In a recent editorial, The Washington Post reports that:
“there’s also a sense of disappointment in the candidates — a sense that they are smaller, and their campaigns are smaller, than the issues and challenges facing the country………..and the country needs a serious campaign; it is facing life-or-death questions”
Kelly Rigg, in her HuffPost article, “Invoking FDR: Where is the Leadership on Climate Change?” says that “If ever we needed an “FDR moment,” now would be it”. This is a reference of course to the extraordinary leadership shown by President Roosevelt after the bombing of Pearl Harbour – a decisive moment in American history. Rigg elaborates:
Business as usual, even a positive variant in which we accelerate action, won’t keep us below 2° let alone the 1.5° limit that more than 100 countries are calling for. We need to start moving at warp speed. Sadly, neither of the U.S. presidential candidates is even talking about climate change, let alone proposing the kind of action that will protect our children from dangerous climate change. I don’t know which is more depressing — candidates who don’t consider this a top priority, or an electorate which doesn’t demand it of them.
We have confronted the threats of drugs and terrorism by declaring war on them. With my sincerest apologies to those who abhor the language and metaphors of war, I believe it’s time we declare one on climate change, and empower our leaders to get the job done. We can all play a part, through lifestyle choices, participation in activist campaigns, spreading the word through our communities, and ultimately letting our elected representatives know that we will vote like we mean it. It’s time to insist that our leaders lead.
I agree with Rigg that there is no greater threat to civilization than climate change and its impacts. We keep blowing by one decisive moment after another with the latest having been the Rio+20 conference – The Great Abdication – Rio+20.
Appeal to President Obama
President Obama, there is no time to waste on fighting climate change. In your inspirational 2008 campaign for the Presidency, you provided hope to Americans and the world for a cleaner and brighter future. You even wrote about The Audacity of Hope. But the clock is still ticking and the climate crisis is looming larger than ever with more evidence and more urgency to act. We are still waiting for you to take action. There has never been a more noble opportunity for a presidential candidate to contrast himself from his opponent and elevate himself above the smallness of common politics.

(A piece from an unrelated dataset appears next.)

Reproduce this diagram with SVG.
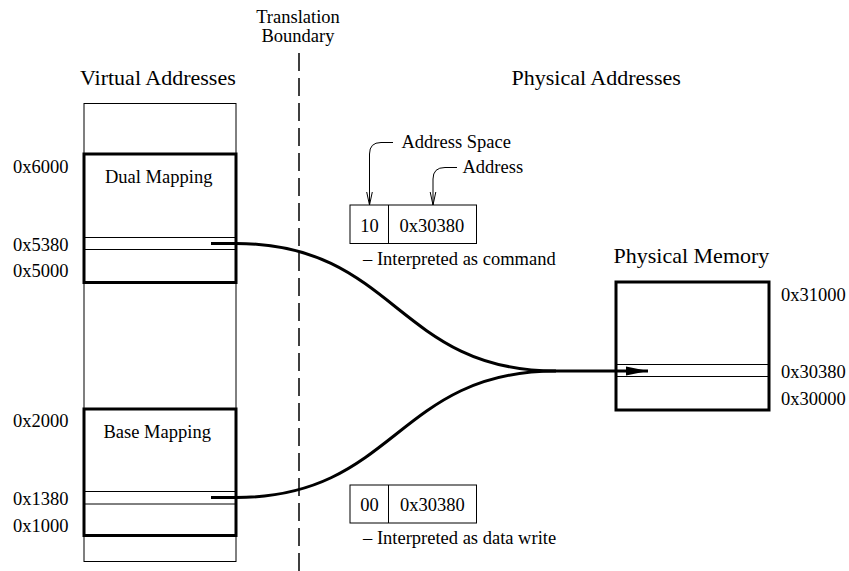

American Presidents have waged war on terrorism, communism, poverty, drugs, cancer, slavery, not to mention the two world wars, Afghanistan, Iraq, Korea, Viet Nam. America is a warring nation. But for the most important war of all time – the war against climate change – there is a deathly silence.
Brian Moench (Climate Crisis: The Silence is Deafening) implores President Obama to take action: “you have the opportunity to be either the most important leader in the history of the world, or ultimately held in greater contempt than George W. Bush. Which will it be?”
You know that leadership is not about electability and telling the electorate what it wants to hear to gain popularity. Leadership is about doing what needs to be done in the face of overwhelming challenges. It is about taking the long view with courage, assuredness, ardour, passion and equanimity.
President Obama, that is your opportunity.